The UK Government are still offering their Plug-In Car Grant, which will give consumers up to 35% or £3,500 off a new electric vehicle.
At the time of publishing this article, a brand-new Renault Zoe can be bought for £15,147 – that’s already including the Plug-In-Car Grant.
New cars aside, a used fully electric car with low mileage can be purchased for as low as £7,495.
So, once you’ve bought an electric car, how much cheaper is it to actually run when compared to a petrol/diesel equivalent?
Cost of electricity
If you have a charge point installed at home you can expect to pay somewhere between £2-£4 for a 100-mile journey, according to the Energy Savings Trust. A diesel that gets 60mpg would cost around £10-12 to do a 100-mile journey.
That is a significant saving.
If you were to charge your car away from home, you can expect to pay more for a 100-mile charge – probably somewhere in the range of £6-8. However, there are many free charge points around the country.
A little-known fact about electric cars is that they don’t have gearboxes, nor do they have oil – as there’s no engine! Electric cars have electric motors which receive power from the battery packs and use that power to drive the wheels.
The brings servicing costs way down.
According to Green Car Guide, an electric VW Golf costs £424 in servicing over 3 years. Whereas the petrol equivalent is £1,245.

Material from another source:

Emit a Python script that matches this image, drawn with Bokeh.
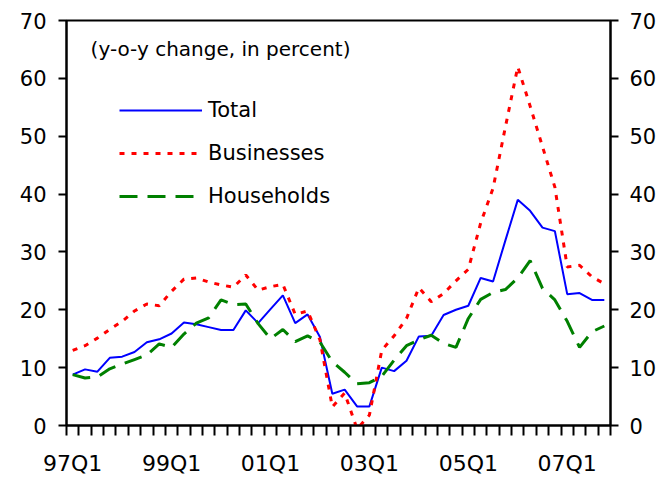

Insuring an electric car used to be rather expensive, and you can understand why. There is very little data available to insurers about how much it can cost to repair an electric vehicle – making it difficult for them to estimate the right amount of cover. However, as more electric cars are being maintained and repaired – insurers are beginning to get the data they need, and insurance prices are dropping.
It will be some time until insurance is far cheaper than petrol/diesel equivalents, however the combined savings are most likely going to cover the difference.
It is possible to plug a car into a standard 3-pin plug socket; however, the charging time will be significantly longer.
The Electric Vehicle Homecharge scheme provides consumers with up to 75% (capped at £500, inc. VAT) off the total costs of charge points and associated installation cost.
Depending on which charger you go for, you can see total costs to you being around £300-500.
Should you buy an electric car?
If you can afford the upfront cost of the car and a charger, then you will never look back.
The cost to buy an electric vehicle is dropping. If you can’t afford the upfront cost yet, then don’t be disheartened – affordable EV cars will be available to everyone in the years to come.